Guarani Kaiowá from Mato Grosso do Sul receive emergency aid to combat the coronavirus

The most recent report of the Association of Indigenous Peoples of Brazil (Articulação dos Povos Indígenas do Brasil: APIB) (2 October) contained records of the deaths of 837 indigenous people as a result of COVID-19, while 34,608 thousand people from 159 peoples have been infected.   Mato Grosso do Sul, which has the second highest population of original peoples in Brazil, includes another feature that threatens the existence and health of these communities: agribusiness (the main source of income for the indigenous who move to the city, but also the main source of contact with the coronavirus).

Agribusiness was the principal means through which the virus entered a number of villages in the state.  In the Dourados Indigenous Reserve, the disease entered in the form of an indigenous worker from the JBS meat processing company.  According to the NGO Repórter Brasil, the first two people to be infected in the Teý’ikue village in Caarapó were sugarcane workers.

The perfect scenario for the rapid spread of coronavirus infections was provided by populous villages, without the rapid withdrawal of the indigenous who make up the agribusiness workforce in Mato Grosso do Sul.  Unlike the villages in the Amazon, the Guarani and Kaiowá communities are situated near urban centres or plantations and meat processing companies.  Many of them work in activities that are considered essential, such as garbage collection, health and agribusiness.

The Dourados region has become the state’s pandemic epicentre, with almost 2,000 people infected, of whom 136 are indigenous, according to data from the Special Secretariat for Indigenous Health (Secretaria Especial de Saúde Indígena: SESAI).  Of the total number of indigenous infected, 33 are employed by the JBS meat processing company, according to information from the Labour Prosecution Service (Ministério Público do Trabalho: MPT) “Ninety percent of the cases in Dourados are [directly or indirectly] related to JBS,” declared Public Prosecutor Delfino de Alemeida.

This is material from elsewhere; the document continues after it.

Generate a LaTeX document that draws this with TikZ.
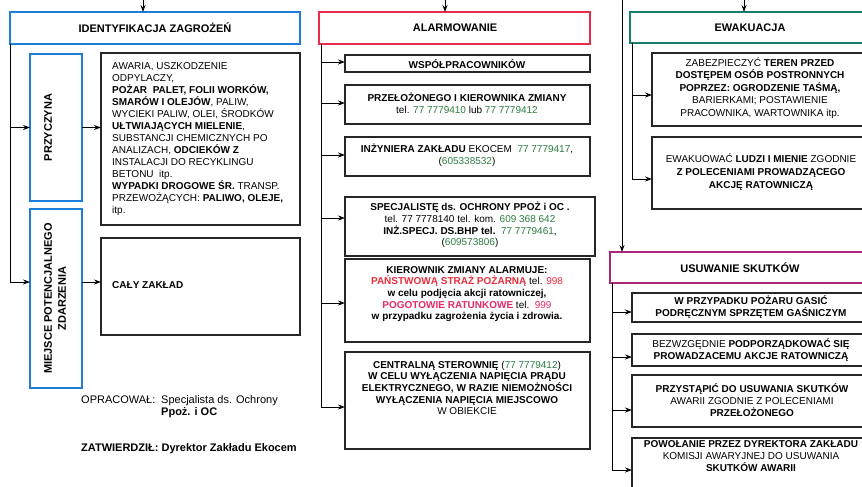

This disastrous rapid infection, associated with the historical struggle for the demarcation of territories and the absence of public policies, makes the existence of the peoples of the region even more precarious.  The Regional Justice and Peace Commission (Comissão Regional de Justiça e Paz: CRJP) of Mato Grosso do Sul requested and received emergency aid from CESE to support the Guarani Kaiowa indigenous people affected by COVID-19.

The support was aimed at about 200 families from this ethnicity, to help reduce the spread of the coronavirus to indigenous communities in the Grande Dourados region.  The distribution list contained hygiene items, hand sanitizer and products for making masks.

“Here in Mato Grosso do Sul, the Guarani Kaiowa are facing a difficult situation”, noted Edivaldo Bispo, the CRJP’s Executive Secretary.  The vulnerability of the indigenous is related to hunger and COVID-19 has accentuated this problem and affected the peoples’ health.” In this sense, through joint action with the regional Centre for Bible Studies, parallel campaigns were held to collect food, warm clothing, blankets and money to purchase food and hygiene materials.

However, Edivaldo notes that this hunger has several causes.  One of these is the demarcation of indigenous territories. “The main violation of human rights refers to the constitutional guarantee of their territories, the recognition of demarcations.  When this right is not guaranteed, one consequence is the violation of several others, such as the right to food, health, education, to their religiosity.  Here, we have even seen attacks on their prayer houses.  The land is everything to them,” said the CRJP’s Executive Secretary, working with hope and action to strengthen these peoples during the global pandemic.